At the 2023 ISSF World Shooting Championships in Baku, she won a silver medal in 50 m rifle prone team, along with Mari Bårdseng Løvseth and Jenny Stene, closely behind the Swiss winning team. She also won a silver medal in 300 m rifle prone team, along with Katrine Lund and Jenny Vatne. She won a bronze medal in 50 m rifle 3 positions team, along with Jenny Stene and Mari Bårdseng Løvseth. In the very last competition at the 2023 championships she won a gold medal in 300 m rifle 3 positions team, along with Katrine Lund and Jenny Vatne.

Competing in the 2023 ISSF World Cup, she placed third in 10 meter air rifle at the world cup final in Doha in November.

===2024===
In May 2024 Duestad placed fourth in 50 metre rifle match at the 2024 European Championships 25m & 50m events in Osijek, and won a team silver medal with the Norwegian team (behind Switzerland), with team mates Jenny Stene and Mari Bårdseng Løvseth.

She was selected to represent Norway at the 2024 Summer Olympics in Paris.
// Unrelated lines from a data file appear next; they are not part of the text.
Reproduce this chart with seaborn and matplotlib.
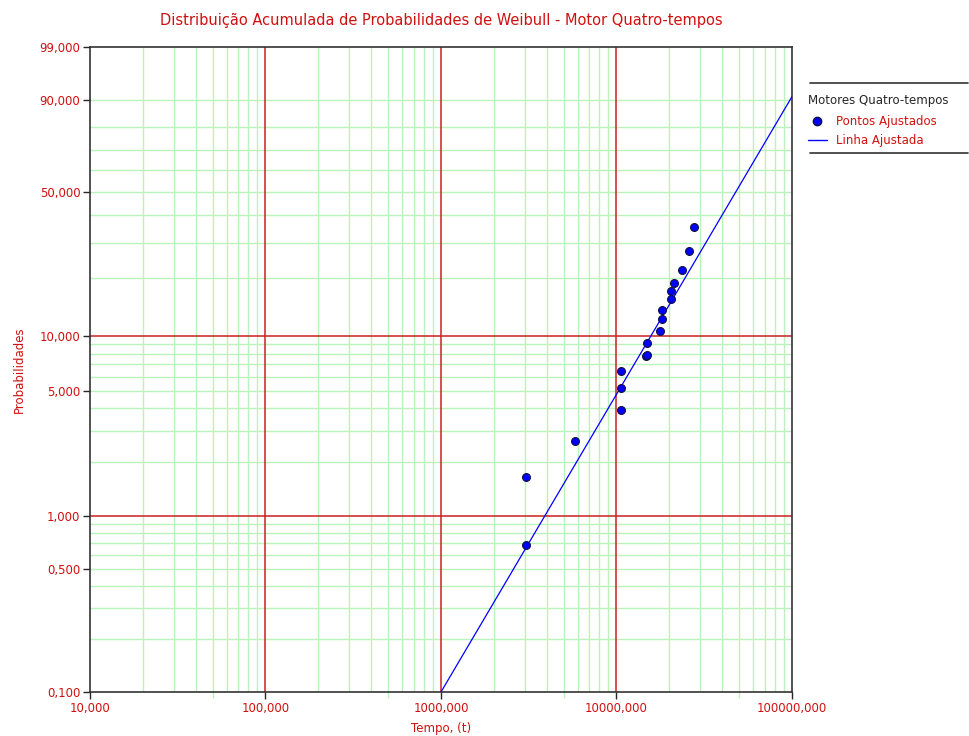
import numpy as np
import pandas as pd
import matplotlib
matplotlib.use("Agg")
import matplotlib.pyplot as plt
from matplotlib.lines import Line2D
import seaborn as sns

# ---------------- data ----------------
tempo = [3050, 3050, 5830, 10600, 10600, 10600, 14700, 14950, 14920, 17700,
         18240, 18240, 20360, 20360, 21350, 23700, 25890, 27760]
prob = [0.68, 1.64, 2.62, 3.92, 5.21, 6.41, 7.80, 7.90, 9.15, 10.6,
        12.3, 13.7, 15.6, 17.2, 19.0, 22.1, 27.4, 35.5]
linha_tempo = [1000, 100000]
linha_prob = [0.10, 91.0]

y_tick_vals = [0.1, 0.5, 1, 5, 10, 50, 90, 99]
x_tick_vals = [10, 100, 1000, 10000, 100000]

titulo = "Distribuição Acumulada de Probabilidades de Weibull - Motor Quatro-tempos"
leg_titulo = "Motores Quatro-tempos"
leg_pontos = "Pontos Ajustados"
leg_linha = "Linha Ajustada"

# ---------------- style ----------------
sns.set_theme(style="white")
plt.rcParams['font.family'] = ['DejaVu Sans']
RED = "#d01010"
GREEN = "#bcf2bc"
GRIDRED = "#cc2020"
BLUE = "#0000ff"

def fwd(p):
    p = np.clip(np.asarray(p, dtype=float), 1e-9, 100 - 1e-9) / 100.0
    return np.log(-np.log(1 - p))

def inv(w):
    w = np.asarray(w, dtype=float)
    return 100.0 * (1 - np.exp(-np.exp(w)))

fig = plt.figure(figsize=(9.7, 7.36), dpi=100)
W, H = 970, 736
ax = fig.add_axes([90 / W, 1 - 692 / H, (792 - 90) / W, (692 - 47) / H])
ax.set_xscale('log')
ax.set_yscale('function', functions=(fwd, inv))
ax.set_xlim(10, 100000)
ax.set_ylim(0.1, 99)

# grid lines
y_grid = [0.2, 0.3, 0.4, 0.5, 0.6, 0.7, 0.8, 0.9,
          2, 3, 4, 5, 6, 7, 8, 9,
          20, 30, 40, 50, 60, 70, 80, 90]
for v in y_grid:
    ax.axhline(v, color=GREEN, lw=1, zorder=0)
for v in [1, 10]:
    ax.axhline(v, color=GRIDRED, lw=1.1, zorder=0.5)
for dec in [10, 100, 1000, 10000]:
    for m in range(2, 10):
        ax.axvline(dec * m, color=GREEN, lw=1, zorder=0)
for v in [100, 1000, 10000]:
    ax.axvline(v, color=GRIDRED, lw=1.1, zorder=0.5)

df_pts = pd.DataFrame({"Tempo": tempo, "Prob": prob})
df_lin = pd.DataFrame({"Tempo": linha_tempo, "Prob": linha_prob})

sns.lineplot(data=df_lin, x="Tempo", y="Prob", ax=ax, color=BLUE, lw=0.9,
             zorder=3, legend=False)
sns.scatterplot(data=df_pts, x="Tempo", y="Prob", ax=ax, color=BLUE,
                edgecolor="#101040", linewidth=0.8, s=32, zorder=4, legend=False)

# ticks
def fmt(v):
    return f"{v:.3f}".replace('.', ',')

ax.set_yticks(y_tick_vals)
ax.set_yticklabels([fmt(v) for v in y_tick_vals])
ax.yaxis.set_minor_locator(matplotlib.ticker.NullLocator())
ax.set_xticks(x_tick_vals)
ax.set_xticklabels([fmt(v) for v in x_tick_vals])
ax.set_xticks([50, 500, 5000, 50000], minor=True)
ax.tick_params(axis='both', which='major', direction='out', length=5, width=1,
               labelsize=8.5, labelcolor=RED, pad=2, left=True, bottom=True)
ax.tick_params(axis='x', which='minor', direction='out', length=4, width=1,
               color=GREEN, bottom=True)
ycols = ['#333333', GREEN, GRIDRED, GREEN, GRIDRED, GREEN, GREEN, '#333333']
for t, c in zip(ax.yaxis.get_major_ticks(), ycols):
    t.tick1line.set_color(c)
xcols = ['#333333', GRIDRED, GRIDRED, GRIDRED, '#333333']
for t, c in zip(ax.xaxis.get_major_ticks(), xcols):
    t.tick1line.set_color(c)

for s in ax.spines.values():
    s.set_color('#333333')
    s.set_linewidth(1.2)
    s.set_visible(True)

ax.set_xlabel("Tempo, (t)", color=RED, fontsize=8.5, labelpad=5)
ax.set_ylabel("Probabilidades", color=RED, fontsize=8.5, labelpad=10)
ax.set_title(titulo, color=RED, fontsize=10.5, pad=16)

# legend
handles = [Line2D([0], [0], marker='o', color='none', markerfacecolor=BLUE,
                  markeredgecolor='#101040', markersize=6),
           Line2D([0], [0], color=BLUE, lw=1)]
leg = fig.legend(handles, [leg_pontos, leg_linha], title=leg_titulo,
                 loc='upper left', bbox_to_anchor=(808 / W, 1 - 94 / H),
                 frameon=False, fontsize=8.5, title_fontsize=8.5,
                 labelcolor=RED, handlelength=1.6, handletextpad=0.8,
                 labelspacing=0.45, borderaxespad=0, borderpad=0.0)
leg._legend_box.align = "left"
leg._legend_box.sep = 6
for yy in [83, 153]:
    fig.add_artist(Line2D([810 / W, 968 / W], [1 - yy / H, 1 - yy / H],
                          color='#333333', lw=1.2, transform=fig.transFigure))

fig.savefig("out.png", dpi=100)
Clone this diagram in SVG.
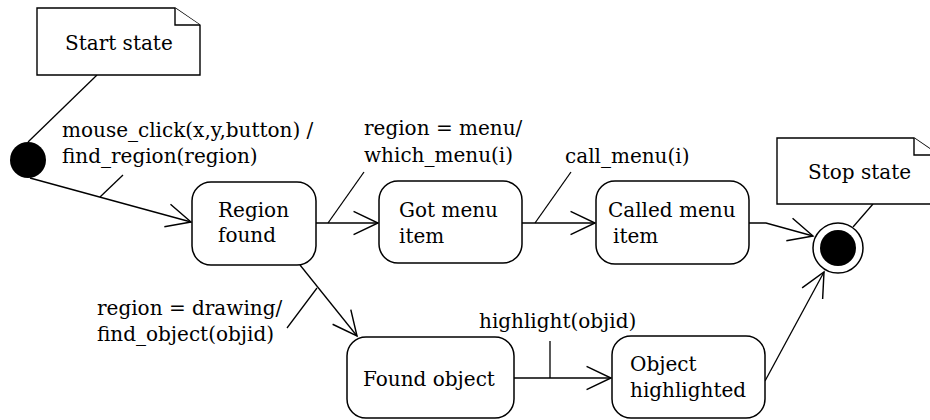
<svg xmlns="http://www.w3.org/2000/svg" width="930" height="420" viewBox="0 0 930 420">
<defs>
<style>
.t{font-family:"DejaVu Serif","Liberation Serif",serif;font-size:20px;fill:#000}
.box{fill:#fff;stroke:#000;stroke-width:1.5}
.note{fill:#fff;stroke:#000;stroke-width:1.4}
.ln{fill:none;stroke:#000;stroke-width:1.3}
</style>
<marker id="arr" markerUnits="userSpaceOnUse" markerWidth="30" markerHeight="30" viewBox="-25 -13 27 26" refX="0" refY="0" orient="auto" overflow="visible">
<path d="M-22,-10.5 L0,0 L-22,10.5" fill="none" stroke="#000" stroke-width="1.3"/>
</marker>
</defs>
<rect width="930" height="420" fill="#fff"/>
<g id="connectors">
<path class="ln" d="M97,75 L28,142"/>
<path class="ln" d="M873,204 L853,227"/>
<path class="ln" d="M30,178 L191,222" marker-end="url(#arr)"/>
<path class="ln" d="M123,175 L100,197"/>
<path class="ln" d="M316,223 L378,223" marker-end="url(#arr)"/>
<path class="ln" d="M328,223 L364,172"/>
<path class="ln" d="M522,223 L595,223" marker-end="url(#arr)"/>
<path class="ln" d="M535,223 L571,172"/>
<path class="ln" d="M749,223 L766,223 L813,236" marker-end="url(#arr)"/>
<path class="ln" d="M300,265 L357,336" marker-end="url(#arr)"/>
<path class="ln" d="M317,288 L287,328"/>
<path class="ln" d="M514,378 L611,378" marker-end="url(#arr)"/>
<path class="ln" d="M550,341 L550,378"/>
<path class="ln" d="M765,381 L824,272" marker-end="url(#arr)"/>
</g>
<g id="labels">
<text class="t" x="62" y="137">mouse_click(x,y,button) /</text>
<text class="t" x="62" y="163">find_region(region)</text>
<text class="t" x="364" y="135">region = menu/</text>
<text class="t" x="364" y="162">which_menu(i)</text>
<text class="t" x="565" y="163">call_menu(i)</text>
<text class="t" x="97" y="315">region = drawing/</text>
<text class="t" x="97" y="341">find_object(objid)</text>
<text class="t" x="479" y="328">highlight(objid)</text>
</g>
<g id="start-note">
<path class="note" d="M37,8 L175,8 L200,25 L200,75 L37,75 Z"/>
<path class="note" d="M175,8 L175,25 L200,25"/>
<text class="t" x="65" y="50">Start state</text>
</g>
<g id="stop-note">
<path class="note" d="M777,138 L914,138 L939,155 L939,204 L777,204 Z"/>
<path class="note" d="M914,138 L914,155 L939,155"/>
<text class="t" x="808" y="179">Stop state</text>
</g>
<g id="start">
<circle cx="28" cy="160" r="18" fill="#000"/>
</g>
<g id="stop">
<circle cx="838" cy="248" r="25" fill="#fff" stroke="#000" stroke-width="1.5"/>
<circle cx="838" cy="248" r="18" fill="#000"/>
</g>
<g id="region-found">
<rect class="box" x="192" y="182" width="124" height="83" rx="19"/>
<text class="t" x="218" y="217">Region</text>
<text class="t" x="218" y="242">found</text>
</g>
<g id="got-menu">
<rect class="box" x="379" y="181" width="143" height="82" rx="19"/>
<text class="t" x="399" y="217">Got menu</text>
<text class="t" x="399" y="243">item</text>
</g>
<g id="called-menu">
<rect class="box" x="596" y="181" width="153" height="83" rx="19"/>
<text class="t" x="608" y="217">Called menu</text>
<text class="t" x="613" y="243">item</text>
</g>
<g id="found-object">
<rect class="box" x="347" y="337" width="167" height="81" rx="19"/>
<text class="t" x="363" y="386">Found object</text>
</g>
<g id="object-highlighted">
<rect class="box" x="612" y="336" width="153" height="82" rx="19"/>
<text class="t" x="630" y="371">Object</text>
<text class="t" x="630" y="397">highlighted</text>
</g>
</svg>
Her first competition in the Olympics was in mixed air rifle team with Jon-Hermann Hegg, where they placed fifth, missing the final by a hair (0.1 points). She qualified for the final in Women's 50 metre rifle three positions, and placed fourth in the final.

===2025===
In March 2025 at the European 10 m Events Championships in Osijek, Duestad became European champion in the 10m air rifle event, defeating Damla Kose in the final. Duestad also won a team bronze medal in 10m air rifle mixed pairs with Jon-Hermann Hegg. She won a gold medal in team air rifle, along with Mari Bårdseng Løvseth and Amalie Evensen, setting a new European Record of 1896.9.

She won a silver medal in 50m rifle 3 positions at the 2025 European Shooting Championships. In the 300m rifle 3 positions she won an individual gold medal, as well as the team gold medal for Norway, jointly with Jenny Vatne and Oda Flikkerud.

She won a gold medal in 50 metre rifle three positions at the 2025 ISSF World Shooting Championships in Cairo. Defeating Emely Jaeggi of Switzerland by 0.5 points, this was Duestad's first world title in the event. She won a silver medal in 300 metre rifle three positions at the Cairo world championsips, one point behind gold winner Katrine Lund.

On the 2025 ISSF World Cup circuit, Duestad won four individual medals and three team medals. At the World Cup Final in Doha, she won the 50m Rifle 3 Positions, guaranteeing a spot at the 2026 World Cup Finals as the title defender.

===2026===
On the ISSF World Cup circuit, Duestad won five medals, including a Gold in the Women's 50M 3-Position Rifle at Munich.